8. The display pixel defined in claim 7 wherein the second capacitor is coupled between the second node and the positive power supply terminal.

9. The display pixel defined in claim 8 wherein the drive transistor is coupled between the second node and the organic light-emitting diode by the fifth transistor.

10. The display pixel defined in claim 9 wherein the organic light-emitting diode has a first terminal coupled to a ground power supply terminal and a second terminal coupled to the fifth transistor and wherein the third transistor is connected to the second terminal.

11. A display pixel, comprising:

an organic light-emitting diode;

first, second, third, fourth, fifth, and sixth transistors, wherein the sixth transistor is a drive transistor that has a threshold voltage and that supplies a current to the organic light-emitting diode; and

a capacitor, wherein the drive transistor has a gate, wherein the capacitor is coupled to the gate, wherein the first, second, third, fourth, and fifth transistors receive control signals during operation of the display pixel that compensate for variations in the threshold voltage of the drive transistor.

12. The display pixel defined in claim 11 wherein the first, second, third, fourth, and fifth transistors are p-type transistors.

13. The display pixel defined in claim 12 wherein the drive transistor is a p-type transistor.

14. The display pixel defined in claim 11 further comprising:

a data input terminal that receives data for the display pixel; and

a reference voltage terminal that receives a reference voltage.

15. The display pixel defined in claim 14 wherein the drive transistor has a gate, wherein a first terminal of the capacitor is connected to a first node, wherein a second terminal of the capacitor is connected to a second node, wherein the first node is connected to the gate, and wherein the first transistor is coupled between the data input terminal and the second node.

16. The display pixel defined in claim 15 wherein the third transistor is coupled between the reference voltage terminal and the second node.

17. The display pixel defined in claim 16 wherein the drive transistor has a drain and wherein the second transistor is coupled between the drain and the first node.

18. The display pixel defined in claim 17 wherein the fourth transistor is coupled between the drain and the organic light-emitting diode and wherein the fifth transistor is coupled between the reference voltage terminal and the organic light-emitting diode.

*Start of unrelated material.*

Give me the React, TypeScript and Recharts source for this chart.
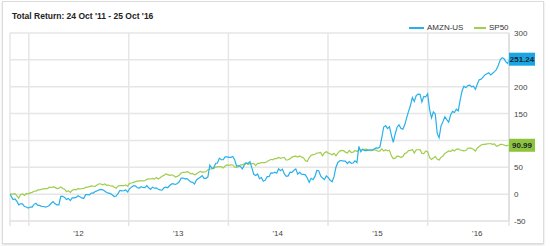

19. A display, comprising:

display driver circuitry that produces data and control signals; and

an array of display pixels for displaying the data in response to the control signals, wherein each display pixel includes an organic light-emitting diode, includes at least five p-type transistors, and includes at least two capacitors.

20. The display defined in claim 19 wherein the drive transistor has a source and a gate, wherein a first of the capacitors is connected between the source and the gate of the drive transistor, and wherein a second of the capacitors has a terminal connected to the source of the drive transistor.